**Task:** Tally the lines of the listing that contain the string "matplotlib". Give the number and nothing else.

**Exercise input:**

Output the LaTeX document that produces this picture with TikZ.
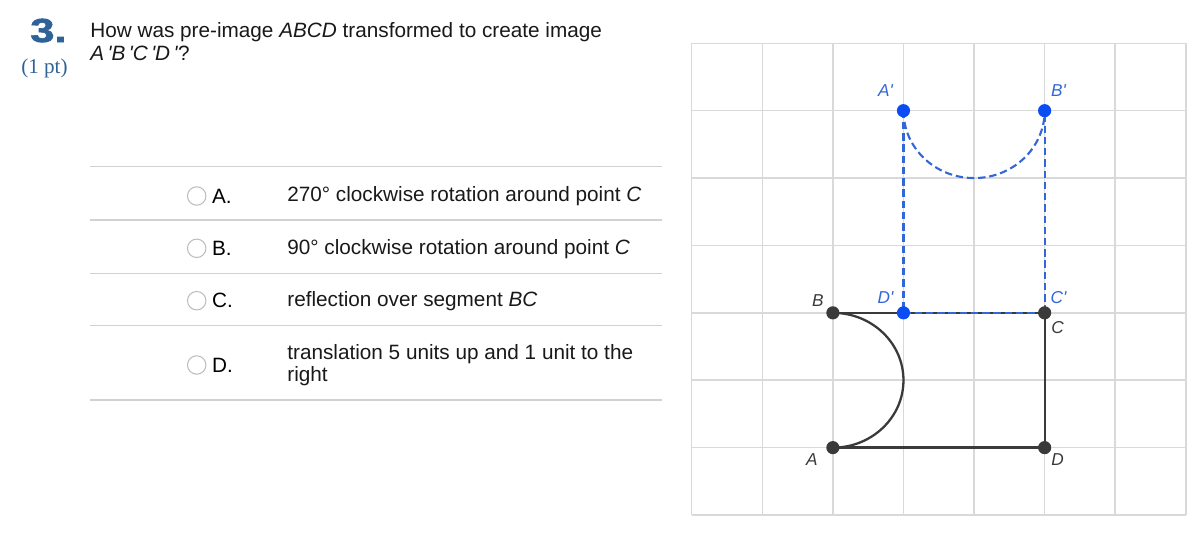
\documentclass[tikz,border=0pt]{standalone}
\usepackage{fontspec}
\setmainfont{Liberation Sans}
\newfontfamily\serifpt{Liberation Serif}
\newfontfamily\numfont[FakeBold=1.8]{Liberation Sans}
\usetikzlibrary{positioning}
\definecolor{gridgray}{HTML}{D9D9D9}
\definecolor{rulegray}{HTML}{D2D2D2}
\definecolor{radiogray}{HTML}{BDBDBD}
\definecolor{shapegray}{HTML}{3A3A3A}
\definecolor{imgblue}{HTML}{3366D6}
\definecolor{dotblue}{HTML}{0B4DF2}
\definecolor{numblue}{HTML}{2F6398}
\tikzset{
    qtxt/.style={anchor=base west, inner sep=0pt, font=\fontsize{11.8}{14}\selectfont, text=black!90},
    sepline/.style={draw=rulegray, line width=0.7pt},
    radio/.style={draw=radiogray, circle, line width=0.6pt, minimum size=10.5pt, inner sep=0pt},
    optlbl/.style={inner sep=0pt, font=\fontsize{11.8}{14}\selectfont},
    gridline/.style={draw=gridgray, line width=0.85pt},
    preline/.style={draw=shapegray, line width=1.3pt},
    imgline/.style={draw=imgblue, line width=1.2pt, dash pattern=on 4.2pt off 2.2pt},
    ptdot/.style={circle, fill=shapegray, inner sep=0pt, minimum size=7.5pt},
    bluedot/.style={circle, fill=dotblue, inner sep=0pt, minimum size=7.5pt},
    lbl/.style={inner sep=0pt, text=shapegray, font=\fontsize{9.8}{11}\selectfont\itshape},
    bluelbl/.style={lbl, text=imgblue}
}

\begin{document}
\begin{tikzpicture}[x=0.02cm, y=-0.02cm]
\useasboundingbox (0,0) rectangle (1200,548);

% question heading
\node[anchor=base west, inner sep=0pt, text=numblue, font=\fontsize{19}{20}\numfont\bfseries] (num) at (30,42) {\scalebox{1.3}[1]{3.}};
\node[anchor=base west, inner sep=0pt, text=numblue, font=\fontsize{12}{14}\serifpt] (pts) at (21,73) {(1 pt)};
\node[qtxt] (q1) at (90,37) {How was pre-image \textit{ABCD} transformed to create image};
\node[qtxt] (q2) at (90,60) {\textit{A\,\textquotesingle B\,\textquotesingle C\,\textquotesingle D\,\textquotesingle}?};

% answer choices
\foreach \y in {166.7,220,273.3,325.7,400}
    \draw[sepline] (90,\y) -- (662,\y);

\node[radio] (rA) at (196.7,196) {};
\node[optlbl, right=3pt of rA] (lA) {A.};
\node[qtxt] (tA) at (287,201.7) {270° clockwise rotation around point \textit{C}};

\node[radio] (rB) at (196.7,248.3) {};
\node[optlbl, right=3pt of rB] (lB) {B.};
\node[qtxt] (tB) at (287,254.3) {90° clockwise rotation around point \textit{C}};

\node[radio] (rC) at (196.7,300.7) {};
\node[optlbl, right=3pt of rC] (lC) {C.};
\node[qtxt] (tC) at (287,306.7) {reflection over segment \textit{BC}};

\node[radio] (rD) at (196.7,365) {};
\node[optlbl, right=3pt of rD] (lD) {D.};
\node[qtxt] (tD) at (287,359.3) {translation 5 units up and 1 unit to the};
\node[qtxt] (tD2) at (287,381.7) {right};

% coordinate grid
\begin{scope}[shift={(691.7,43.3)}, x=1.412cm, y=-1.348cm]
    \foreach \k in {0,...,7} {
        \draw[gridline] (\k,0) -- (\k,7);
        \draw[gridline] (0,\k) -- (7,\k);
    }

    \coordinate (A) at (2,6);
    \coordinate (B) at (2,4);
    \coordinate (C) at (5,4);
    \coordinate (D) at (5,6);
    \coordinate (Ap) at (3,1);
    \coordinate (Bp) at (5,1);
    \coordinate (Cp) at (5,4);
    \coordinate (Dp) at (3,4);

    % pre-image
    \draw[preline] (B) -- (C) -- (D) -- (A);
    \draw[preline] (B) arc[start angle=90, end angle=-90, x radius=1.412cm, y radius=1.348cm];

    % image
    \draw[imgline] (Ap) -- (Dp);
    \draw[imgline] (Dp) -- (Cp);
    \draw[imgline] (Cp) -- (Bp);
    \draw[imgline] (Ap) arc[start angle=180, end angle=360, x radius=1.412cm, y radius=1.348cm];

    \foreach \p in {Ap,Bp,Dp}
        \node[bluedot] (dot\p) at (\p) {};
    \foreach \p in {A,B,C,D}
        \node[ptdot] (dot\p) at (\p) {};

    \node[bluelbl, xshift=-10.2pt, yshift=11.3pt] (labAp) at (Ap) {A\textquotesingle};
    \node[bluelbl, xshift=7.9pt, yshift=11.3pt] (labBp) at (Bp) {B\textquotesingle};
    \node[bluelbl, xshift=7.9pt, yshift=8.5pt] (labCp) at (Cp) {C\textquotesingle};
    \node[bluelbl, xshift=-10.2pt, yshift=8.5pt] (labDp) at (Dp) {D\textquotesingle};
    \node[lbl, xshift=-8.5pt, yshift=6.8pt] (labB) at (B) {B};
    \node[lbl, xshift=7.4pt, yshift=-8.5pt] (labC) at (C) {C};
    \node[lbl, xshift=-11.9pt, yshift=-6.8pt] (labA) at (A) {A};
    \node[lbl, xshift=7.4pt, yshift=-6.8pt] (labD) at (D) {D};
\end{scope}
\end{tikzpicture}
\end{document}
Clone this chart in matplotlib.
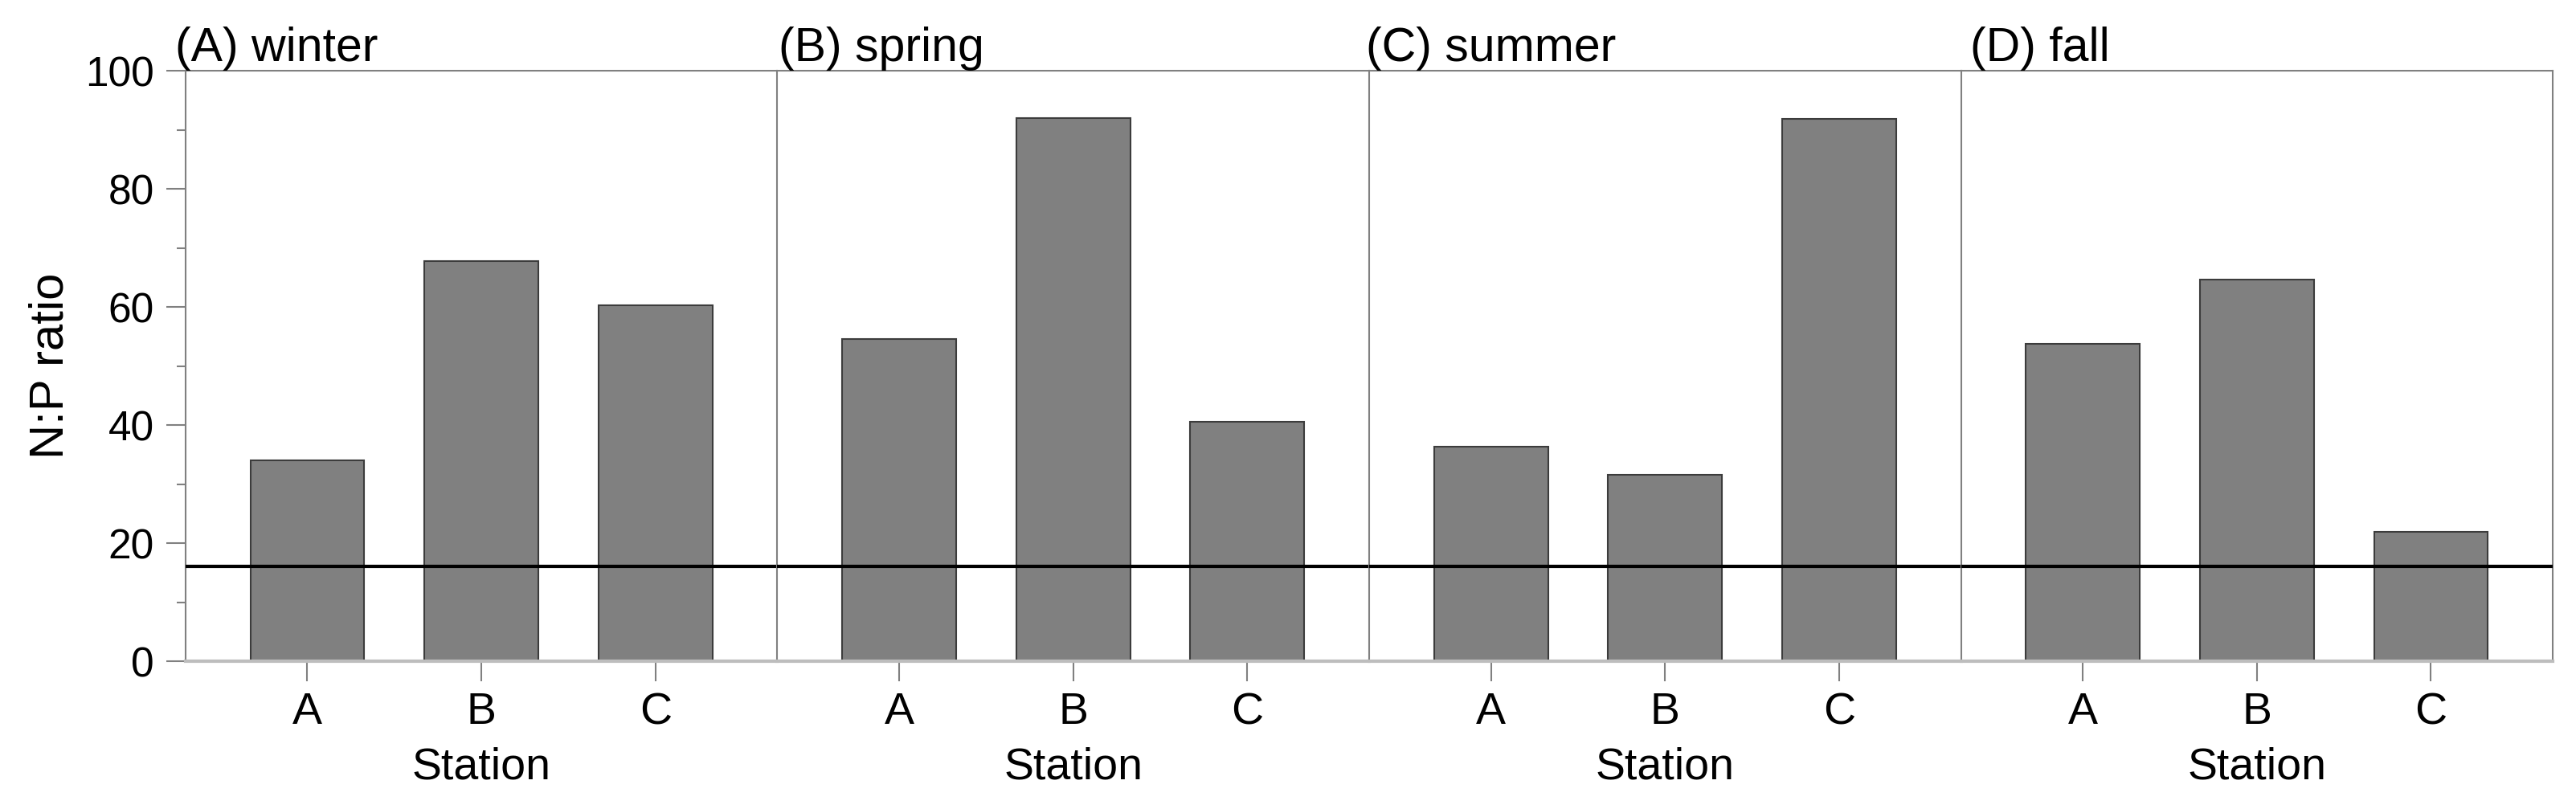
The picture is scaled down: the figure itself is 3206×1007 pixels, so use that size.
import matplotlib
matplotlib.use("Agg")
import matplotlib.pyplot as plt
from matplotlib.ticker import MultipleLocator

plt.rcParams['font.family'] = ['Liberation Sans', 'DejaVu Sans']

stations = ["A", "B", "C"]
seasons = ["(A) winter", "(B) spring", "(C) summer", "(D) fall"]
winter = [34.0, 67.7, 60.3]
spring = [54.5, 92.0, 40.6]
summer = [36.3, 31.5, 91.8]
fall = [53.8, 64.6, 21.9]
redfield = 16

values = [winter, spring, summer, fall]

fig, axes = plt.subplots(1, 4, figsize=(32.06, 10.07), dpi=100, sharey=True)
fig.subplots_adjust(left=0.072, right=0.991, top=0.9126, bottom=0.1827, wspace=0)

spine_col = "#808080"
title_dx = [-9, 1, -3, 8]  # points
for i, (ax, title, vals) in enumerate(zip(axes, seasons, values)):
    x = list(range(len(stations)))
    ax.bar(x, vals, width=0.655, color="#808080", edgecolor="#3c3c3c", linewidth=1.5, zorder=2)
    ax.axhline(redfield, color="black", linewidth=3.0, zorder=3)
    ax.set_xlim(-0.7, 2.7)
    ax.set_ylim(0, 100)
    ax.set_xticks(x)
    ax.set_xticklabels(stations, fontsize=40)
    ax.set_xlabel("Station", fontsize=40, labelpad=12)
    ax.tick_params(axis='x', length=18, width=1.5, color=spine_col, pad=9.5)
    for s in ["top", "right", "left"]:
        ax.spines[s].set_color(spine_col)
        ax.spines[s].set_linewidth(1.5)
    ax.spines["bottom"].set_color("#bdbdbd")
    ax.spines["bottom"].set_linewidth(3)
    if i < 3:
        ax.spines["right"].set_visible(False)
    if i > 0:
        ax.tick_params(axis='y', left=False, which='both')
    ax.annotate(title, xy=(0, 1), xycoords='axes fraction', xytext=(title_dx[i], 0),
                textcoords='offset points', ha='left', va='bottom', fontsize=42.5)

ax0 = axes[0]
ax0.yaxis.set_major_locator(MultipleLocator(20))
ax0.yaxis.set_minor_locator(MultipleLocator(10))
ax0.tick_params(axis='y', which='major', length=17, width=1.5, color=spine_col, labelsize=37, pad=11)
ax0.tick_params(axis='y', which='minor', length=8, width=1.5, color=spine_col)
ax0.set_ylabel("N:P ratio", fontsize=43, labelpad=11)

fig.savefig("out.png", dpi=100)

**Exercise response:** 5